Problem to solve:
Skip the pictures and repeat each line of the data exactly.
——
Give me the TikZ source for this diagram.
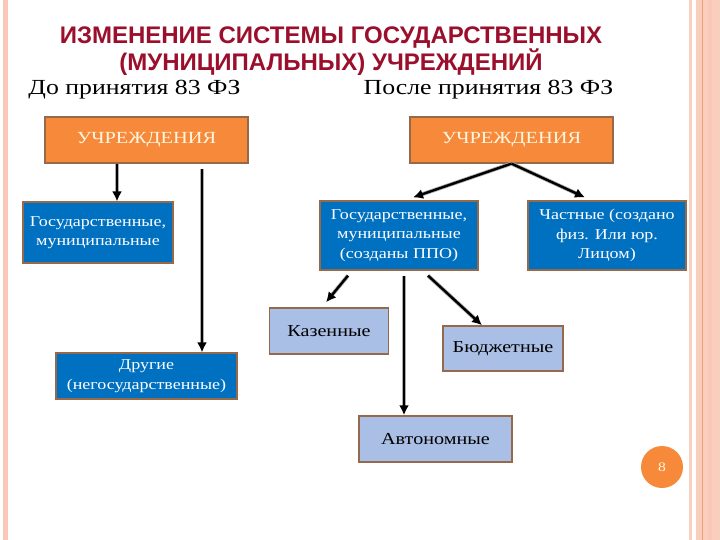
\documentclass[tikz,border=0pt]{standalone}
\usepackage{fontspec}
\setmainfont{Liberation Serif}[FakeStretch=1.2]
\newfontfamily\headfont{Liberation Sans}
\usetikzlibrary{arrows.meta}

\definecolor{headred}{RGB}{155,15,45}
\definecolor{orgfill}{RGB}{246,138,58}
\definecolor{boxline}{RGB}{150,105,75}
\definecolor{darkblue}{RGB}{0,112,192}
\definecolor{lightblue}{RGB}{170,191,230}
\definecolor{cream}{RGB}{255,246,225}
\definecolor{peach}{RGB}{250,200,182}
\definecolor{peachline}{RGB}{236,160,125}

\begin{document}
\begin{tikzpicture}[x=1pt, y=-1pt,
  orgbox/.style={draw=boxline, line width=1.2pt, fill=orgfill, text=cream,
    minimum width=203pt, minimum height=46pt, inner sep=0pt, font=\fontsize{17}{20}\selectfont},
  darkbox/.style={draw=boxline, line width=1.2pt, fill=darkblue, text=white, align=center,
    inner sep=0pt, font=\fontsize{15}{19.5}\selectfont},
  lightbox/.style={draw=boxline, line width=1.5pt, fill=lightblue, text=black,
    inner sep=0pt, font=\fontsize{16.8}{19}\selectfont},
  arr/.style={-{Latex[length=10pt,width=10pt]}, line width=2.4pt,
    preaction={draw=gray!65, line width=4pt, -, shorten >=9pt}}]

% slide frame
\useasboundingbox (0,0) rectangle (720,540);
\fill[white] (0,0) rectangle (720,540);
\fill[peach] (3,0) rectangle (8,540);
\fill[peach!85] (689,0) rectangle (692,540);
\fill[peach!90] (696,0) rectangle (720,540);
\fill[peach] (708,0) rectangle (712,540);
\draw[peachline, line width=0.8pt] (702,0) -- (702,540);

% headings
\node[text=headred, align=center, font=\headfont\bfseries\fontsize{24}{27}\selectfont] (head) at (331,51)
  {ИЗМЕНЕНИЕ СИСТЕМЫ ГОСУДАРСТВЕННЫХ\\(МУНИЦИПАЛЬНЫХ) УЧРЕЖДЕНИЙ};
\node[font=\fontsize{21.5}{26}\selectfont, inner sep=0pt] (before) at (134.5,90) {До принятия 83 ФЗ};
\node[font=\fontsize{21.5}{26}\selectfont, inner sep=0pt] (after) at (488.5,90) {После принятия 83 ФЗ};

% before
\node[orgbox] (orgL) at (146.5,140) {УЧРЕЖДЕНИЯ};
\node[darkbox, minimum width=150pt, minimum height=61pt] (govL) at (98,232.5)
  {Государственные,\\муниципальные};
\node[darkbox, minimum width=181pt, minimum height=46pt] (other) at (146.5,376)
  {Другие\\(негосударственные)};

\draw[arr] ([xshift=-29.5pt]orgL.south) -- ([xshift=-29.5pt]orgL.south |- govL.north);
\draw[arr] ([xshift=55.5pt,yshift=-5pt]orgL.south) -- ([xshift=55.5pt]orgL.south |- other.north);

% after
\node[orgbox] (orgR) at (511.5,140) {УЧРЕЖДЕНИЯ};
\node[darkbox, minimum width=158pt, minimum height=69pt] (govR) at (399,235.5)
  {Государственные,\\муниципальные\\(созданы ППО)};
\node[darkbox, minimum width=158pt, minimum height=69pt] (priv) at (607,235.5)
  {Частные (создано\\физ. Или юр.\\Лицом)};

\draw[arr] (orgR.south) -- ([xshift=14pt,yshift=3pt]govR.north);
\draw[arr] (orgR.south) -- ([xshift=-22pt,yshift=3pt]priv.north);

\node[lightbox, minimum width=119pt, minimum height=46pt] (kaz) at (329,331) {Казенные};
\node[lightbox, minimum width=120pt, minimum height=45pt] (bud) at (503,348.5) {Бюджетные};
\node[lightbox, minimum width=153pt, minimum height=46pt] (avt) at (435.5,439) {Автономные};

\draw[arr] ([xshift=-51pt,yshift=-5pt]govR.south) -- ([xshift=-3pt,yshift=5pt]kaz.north);
\draw[arr] ([xshift=5pt,yshift=-5pt]govR.south) -- ([xshift=5pt]govR.south |- avt.north);
\draw[arr] ([xshift=29pt,yshift=-5pt]govR.south) -- ([xshift=-21pt]bud.north);

% slide number
\node[circle, fill=orgfill, minimum size=42pt, inner sep=0pt, text=cream,
  font=\fontsize{13}{15}\selectfont] (num) at (662,467) {8};

\end{tikzpicture}
\end{document}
——
Reply to the task:
Give me the TikZ source for this diagram.
\documentclass[tikz,border=0pt]{standalone}
\usepackage{fontspec}
\setmainfont{Liberation Serif}[FakeStretch=1.2]
\newfontfamily\headfont{Liberation Sans}
\usetikzlibrary{arrows.meta}

\definecolor{headred}{RGB}{155,15,45}
\definecolor{orgfill}{RGB}{246,138,58}
\definecolor{boxline}{RGB}{150,105,75}
\definecolor{darkblue}{RGB}{0,112,192}
\definecolor{lightblue}{RGB}{170,191,230}
\definecolor{cream}{RGB}{255,246,225}
\definecolor{peach}{RGB}{250,200,182}
\definecolor{peachline}{RGB}{236,160,125}

\begin{document}
\begin{tikzpicture}[x=1pt, y=-1pt,
  orgbox/.style={draw=boxline, line width=1.2pt, fill=orgfill, text=cream,
    minimum width=203pt, minimum height=46pt, inner sep=0pt, font=\fontsize{17}{20}\selectfont},
  darkbox/.style={draw=boxline, line width=1.2pt, fill=darkblue, text=white, align=center,
    inner sep=0pt, font=\fontsize{15}{19.5}\selectfont},
  lightbox/.style={draw=boxline, line width=1.5pt, fill=lightblue, text=black,
    inner sep=0pt, font=\fontsize{16.8}{19}\selectfont},
  arr/.style={-{Latex[length=10pt,width=10pt]}, line width=2.4pt,
    preaction={draw=gray!65, line width=4pt, -, shorten >=9pt}}]

% slide frame
\useasboundingbox (0,0) rectangle (720,540);
\fill[white] (0,0) rectangle (720,540);
\fill[peach] (3,0) rectangle (8,540);
\fill[peach!85] (689,0) rectangle (692,540);
\fill[peach!90] (696,0) rectangle (720,540);
\fill[peach] (708,0) rectangle (712,540);
\draw[peachline, line width=0.8pt] (702,0) -- (702,540);

% headings
\node[text=headred, align=center, font=\headfont\bfseries\fontsize{24}{27}\selectfont] (head) at (331,51)
  {ИЗМЕНЕНИЕ СИСТЕМЫ ГОСУДАРСТВЕННЫХ\\(МУНИЦИПАЛЬНЫХ) УЧРЕЖДЕНИЙ};
\node[font=\fontsize{21.5}{26}\selectfont, inner sep=0pt] (before) at (134.5,90) {До принятия 83 ФЗ};
\node[font=\fontsize{21.5}{26}\selectfont, inner sep=0pt] (after) at (488.5,90) {После принятия 83 ФЗ};

% before
\node[orgbox] (orgL) at (146.5,140) {УЧРЕЖДЕНИЯ};
\node[darkbox, minimum width=150pt, minimum height=61pt] (govL) at (98,232.5)
  {Государственные,\\муниципальные};
\node[darkbox, minimum width=181pt, minimum height=46pt] (other) at (146.5,376)
  {Другие\\(негосударственные)};

\draw[arr] ([xshift=-29.5pt]orgL.south) -- ([xshift=-29.5pt]orgL.south |- govL.north);
\draw[arr] ([xshift=55.5pt,yshift=-5pt]orgL.south) -- ([xshift=55.5pt]orgL.south |- other.north);

% after
\node[orgbox] (orgR) at (511.5,140) {УЧРЕЖДЕНИЯ};
\node[darkbox, minimum width=158pt, minimum height=69pt] (govR) at (399,235.5)
  {Государственные,\\муниципальные\\(созданы ППО)};
\node[darkbox, minimum width=158pt, minimum height=69pt] (priv) at (607,235.5)
  {Частные (создано\\физ. Или юр.\\Лицом)};

\draw[arr] (orgR.south) -- ([xshift=14pt,yshift=3pt]govR.north);
\draw[arr] (orgR.south) -- ([xshift=-22pt,yshift=3pt]priv.north);

\node[lightbox, minimum width=119pt, minimum height=46pt] (kaz) at (329,331) {Казенные};
\node[lightbox, minimum width=120pt, minimum height=45pt] (bud) at (503,348.5) {Бюджетные};
\node[lightbox, minimum width=153pt, minimum height=46pt] (avt) at (435.5,439) {Автономные};

\draw[arr] ([xshift=-51pt,yshift=-5pt]govR.south) -- ([xshift=-3pt,yshift=5pt]kaz.north);
\draw[arr] ([xshift=5pt,yshift=-5pt]govR.south) -- ([xshift=5pt]govR.south |- avt.north);
\draw[arr] ([xshift=29pt,yshift=-5pt]govR.south) -- ([xshift=-21pt]bud.north);

% slide number
\node[circle, fill=orgfill, minimum size=42pt, inner sep=0pt, text=cream,
  font=\fontsize{13}{15}\selectfont] (num) at (662,467) {8};

\end{tikzpicture}
\end{document}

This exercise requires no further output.